■ What the task asks
Transcribe the whole listing without a single picture.

■ Given material

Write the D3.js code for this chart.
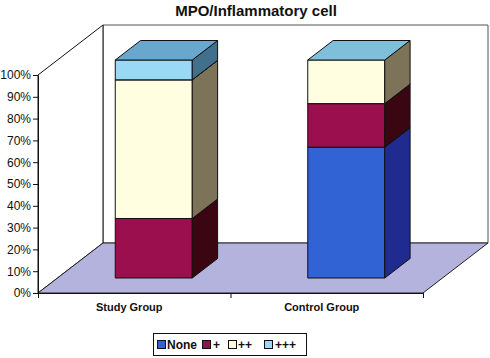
<!DOCTYPE html>
<html>
<head>
<meta charset="utf-8">
<script src="https://cdn.jsdelivr.net/npm/d3@7"></script>
<style>
  body { margin: 0; background: #fff; }
  text { font-family: Arial, "Liberation Sans", sans-serif; }
</style>
</head>
<body>
<div id="chart"></div>
<script>
// Data
const groups = ["Study Group", "Control Group"];
const seriesNames = ["None", "+", "++", "+++"];
const studyValues = [0, 27.3, 63.6, 9.1];
const controlValues = [60, 20, 20, 0];
const yTicks = [0, 10, 20, 30, 40, 50, 60, 70, 80, 90, 100];

// Colors: front, side, top
const frontColors = ["#3163d4", "#9b0f4f", "#fffee0", "#9ad9f5"];
const sideColors = ["#1f2b8e", "#3a0612", "#7d7358", "#416f8c"];
const topColors = ["#4a7ae0", "#b0306a", "#7fbfd9", "#6aa7cf"];

const W = 490, H = 358;
const svg = d3.select("#chart").append("svg")
  .attr("width", W).attr("height", H);

// front plane geometry
const x0 = 38, x1 = 423;
const y = d3.scaleLinear().domain([0, 100]).range([293, 75]);
const depth = {dx: 65, dy: -50};
const zFront = 0.3, zBack = 0.69;
const x = d3.scaleBand().domain(groups).range([x0, x1]);
const barW = x.bandwidth() * 0.4;

function pt(px, v, z) {
  return [px + depth.dx * z, y(v) + depth.dy * z];
}
const line = pts => "M" + pts.map(p => p.join(",")).join("L") + "Z";

// back wall
svg.append("path")
  .attr("d", line([pt(x0, 0, 1), pt(x0, 100, 1), [488, y(100) + depth.dy], [488, y(0) + depth.dy]]))
  .attr("fill", "#fff").attr("stroke", "#555").attr("stroke-width", 1);
// side wall
svg.append("path")
  .attr("d", line([pt(x0, 0, 0), pt(x0, 100, 0), pt(x0, 100, 1), pt(x0, 0, 1)]))
  .attr("fill", "#fff").attr("stroke", "#111").attr("stroke-width", 1);
// floor
svg.append("path")
  .attr("d", line([pt(x0, 0, 0), pt(x0, 0, 1), [488, y(0) + depth.dy], pt(x1, 0, 0)]))
  .attr("fill", "#b3b3dd").attr("stroke", "#222").attr("stroke-width", 1);

// y axis
svg.append("g")
  .attr("transform", `translate(${x0},0)`)
  .call(d3.axisLeft(y).tickValues(yTicks).tickFormat(d => d + "%").tickSize(5).tickSizeOuter(0))
  .call(g => g.select(".domain").attr("stroke", "#111"))
  .call(g => g.selectAll("line").attr("stroke", "#111"))
  .call(g => g.selectAll("text").attr("font-size", "12px").attr("fill", "#111")
    .attr("font-family", "Arial, 'Liberation Sans', sans-serif").attr("x", -7));

// x axis ticks at band edges
const xEdges = d3.scaleLinear().domain([0, groups.length]).range([x0, x1]);
svg.append("g")
  .attr("transform", `translate(0,${y(0)})`)
  .call(d3.axisBottom(xEdges).tickValues(d3.range(groups.length + 1)).tickFormat("").tickSize(5).tickSizeOuter(0))
  .call(g => g.select(".domain").attr("stroke", "#111"))
  .call(g => g.selectAll("line").attr("stroke", "#111"));

svg.selectAll(".cat")
  .data(groups)
  .enter().append("text")
    .attr("class", "cat")
    .attr("x", d => x(d) + x.bandwidth() / 2 - 5)
    .attr("y", 311)
    .attr("text-anchor", "middle")
    .attr("font-size", "11px")
    .attr("font-weight", "bold")
    .attr("fill", "#111")
    .text(d => d);

// bars
const allValues = [studyValues, controlValues];
groups.forEach((gName, gi) => {
  const vals = allValues[gi];
  const left = x(gName) + (x.bandwidth() - barW) / 2;
  const right = left + barW;
  let base = 0;
  const g = svg.append("g");
  vals.forEach((v, si) => {
    if (v <= 0) return;
    const lo = base, hi = base + v;
    base = hi;
    // front
    g.append("path")
      .attr("d", line([pt(left, lo, zFront), pt(left, hi, zFront), pt(right, hi, zFront), pt(right, lo, zFront)]))
      .attr("fill", frontColors[si]).attr("stroke", "#111").attr("stroke-width", 1);
    // side
    g.append("path")
      .attr("d", line([pt(right, lo, zFront), pt(right, hi, zFront), pt(right, hi, zBack), pt(right, lo, zBack)]))
      .attr("fill", sideColors[si]).attr("stroke", "#111").attr("stroke-width", 1);
    // top
    g.append("path")
      .attr("d", line([pt(left, hi, zFront), pt(left, hi, zBack), pt(right, hi, zBack), pt(right, hi, zFront)]))
      .attr("fill", topColors[si]).attr("stroke", "#111").attr("stroke-width", 1);
  });
});

// title
svg.append("text")
  .attr("x", 256).attr("y", 16)
  .attr("text-anchor", "middle")
  .attr("font-size", "15px")
  .attr("font-weight", "bold")
  .attr("fill", "#111")
  .text("MPO/Inflammatory cell");

// legend
const legend = svg.append("g");
legend.append("rect")
  .attr("x", 153.5).attr("y", 333.5).attr("width", 153).attr("height", 22)
  .attr("fill", "#fff").attr("stroke", "#111").attr("stroke-width", 1);
const legendX = [157, 202, 228, 264];
const items = legend.selectAll(".legend-item")
  .data(seriesNames)
  .enter().append("g")
    .attr("class", "legend-item")
    .attr("transform", (d, i) => `translate(${legendX[i]},340)`);
items.append("rect")
  .attr("x", 0.5).attr("y", 0.5).attr("width", 8).attr("height", 8)
  .attr("fill", (d, i) => frontColors[i]).attr("stroke", "#111");
items.append("text")
  .attr("x", (d, i) => i % 2 === 0 ? 10 : 11)
  .attr("y", 4.5)
  .attr("dy", "0.35em")
  .attr("font-size", "12px")
  .attr("font-weight", "bold")
  .attr("fill", "#111")
  .text(d => d);
</script>
</body>
</html>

■ Correct output
Write the D3.js code for this chart.
<!DOCTYPE html>
<html>
<head>
<meta charset="utf-8">
<script src="https://cdn.jsdelivr.net/npm/d3@7"></script>
<style>
  body { margin: 0; background: #fff; }
  text { font-family: Arial, "Liberation Sans", sans-serif; }
</style>
</head>
<body>
<div id="chart"></div>
<script>
// Data
const groups = ["Study Group", "Control Group"];
const seriesNames = ["None", "+", "++", "+++"];
const studyValues = [0, 27.3, 63.6, 9.1];
const controlValues = [60, 20, 20, 0];
const yTicks = [0, 10, 20, 30, 40, 50, 60, 70, 80, 90, 100];

// Colors: front, side, top
const frontColors = ["#3163d4", "#9b0f4f", "#fffee0", "#9ad9f5"];
const sideColors = ["#1f2b8e", "#3a0612", "#7d7358", "#416f8c"];
const topColors = ["#4a7ae0", "#b0306a", "#7fbfd9", "#6aa7cf"];

const W = 490, H = 358;
const svg = d3.select("#chart").append("svg")
  .attr("width", W).attr("height", H);

// front plane geometry
const x0 = 38, x1 = 423;
const y = d3.scaleLinear().domain([0, 100]).range([293, 75]);
const depth = {dx: 65, dy: -50};
const zFront = 0.3, zBack = 0.69;
const x = d3.scaleBand().domain(groups).range([x0, x1]);
const barW = x.bandwidth() * 0.4;

function pt(px, v, z) {
  return [px + depth.dx * z, y(v) + depth.dy * z];
}
const line = pts => "M" + pts.map(p => p.join(",")).join("L") + "Z";

// back wall
svg.append("path")
  .attr("d", line([pt(x0, 0, 1), pt(x0, 100, 1), [488, y(100) + depth.dy], [488, y(0) + depth.dy]]))
  .attr("fill", "#fff").attr("stroke", "#555").attr("stroke-width", 1);
// side wall
svg.append("path")
  .attr("d", line([pt(x0, 0, 0), pt(x0, 100, 0), pt(x0, 100, 1), pt(x0, 0, 1)]))
  .attr("fill", "#fff").attr("stroke", "#111").attr("stroke-width", 1);
// floor
svg.append("path")
  .attr("d", line([pt(x0, 0, 0), pt(x0, 0, 1), [488, y(0) + depth.dy], pt(x1, 0, 0)]))
  .attr("fill", "#b3b3dd").attr("stroke", "#222").attr("stroke-width", 1);

// y axis
svg.append("g")
  .attr("transform", `translate(${x0},0)`)
  .call(d3.axisLeft(y).tickValues(yTicks).tickFormat(d => d + "%").tickSize(5).tickSizeOuter(0))
  .call(g => g.select(".domain").attr("stroke", "#111"))
  .call(g => g.selectAll("line").attr("stroke", "#111"))
  .call(g => g.selectAll("text").attr("font-size", "12px").attr("fill", "#111")
    .attr("font-family", "Arial, 'Liberation Sans', sans-serif").attr("x", -7));

// x axis ticks at band edges
const xEdges = d3.scaleLinear().domain([0, groups.length]).range([x0, x1]);
svg.append("g")
  .attr("transform", `translate(0,${y(0)})`)
  .call(d3.axisBottom(xEdges).tickValues(d3.range(groups.length + 1)).tickFormat("").tickSize(5).tickSizeOuter(0))
  .call(g => g.select(".domain").attr("stroke", "#111"))
  .call(g => g.selectAll("line").attr("stroke", "#111"));

svg.selectAll(".cat")
  .data(groups)
  .enter().append("text")
    .attr("class", "cat")
    .attr("x", d => x(d) + x.bandwidth() / 2 - 5)
    .attr("y", 311)
    .attr("text-anchor", "middle")
    .attr("font-size", "11px")
    .attr("font-weight", "bold")
    .attr("fill", "#111")
    .text(d => d);

// bars
const allValues = [studyValues, controlValues];
groups.forEach((gName, gi) => {
  const vals = allValues[gi];
  const left = x(gName) + (x.bandwidth() - barW) / 2;
  const right = left + barW;
  let base = 0;
  const g = svg.append("g");
  vals.forEach((v, si) => {
    if (v <= 0) return;
    const lo = base, hi = base + v;
    base = hi;
    // front
    g.append("path")
      .attr("d", line([pt(left, lo, zFront), pt(left, hi, zFront), pt(right, hi, zFront), pt(right, lo, zFront)]))
      .attr("fill", frontColors[si]).attr("stroke", "#111").attr("stroke-width", 1);
    // side
    g.append("path")
      .attr("d", line([pt(right, lo, zFront), pt(right, hi, zFront), pt(right, hi, zBack), pt(right, lo, zBack)]))
      .attr("fill", sideColors[si]).attr("stroke", "#111").attr("stroke-width", 1);
    // top
    g.append("path")
      .attr("d", line([pt(left, hi, zFront), pt(left, hi, zBack), pt(right, hi, zBack), pt(right, hi, zFront)]))
      .attr("fill", topColors[si]).attr("stroke", "#111").attr("stroke-width", 1);
  });
});

// title
svg.append("text")
  .attr("x", 256).attr("y", 16)
  .attr("text-anchor", "middle")
  .attr("font-size", "15px")
  .attr("font-weight", "bold")
  .attr("fill", "#111")
  .text("MPO/Inflammatory cell");

// legend
const legend = svg.append("g");
legend.append("rect")
  .attr("x", 153.5).attr("y", 333.5).attr("width", 153).attr("height", 22)
  .attr("fill", "#fff").attr("stroke", "#111").attr("stroke-width", 1);
const legendX = [157, 202, 228, 264];
const items = legend.selectAll(".legend-item")
  .data(seriesNames)
  .enter().append("g")
    .attr("class", "legend-item")
    .attr("transform", (d, i) => `translate(${legendX[i]},340)`);
items.append("rect")
  .attr("x", 0.5).attr("y", 0.5).attr("width", 8).attr("height", 8)
  .attr("fill", (d, i) => frontColors[i]).attr("stroke", "#111");
items.append("text")
  .attr("x", (d, i) => i % 2 === 0 ? 10 : 11)
  .attr("y", 4.5)
  .attr("dy", "0.35em")
  .attr("font-size", "12px")
  .attr("font-weight", "bold")
  .attr("fill", "#111")
  .text(d => d);
</script>
</body>
</html>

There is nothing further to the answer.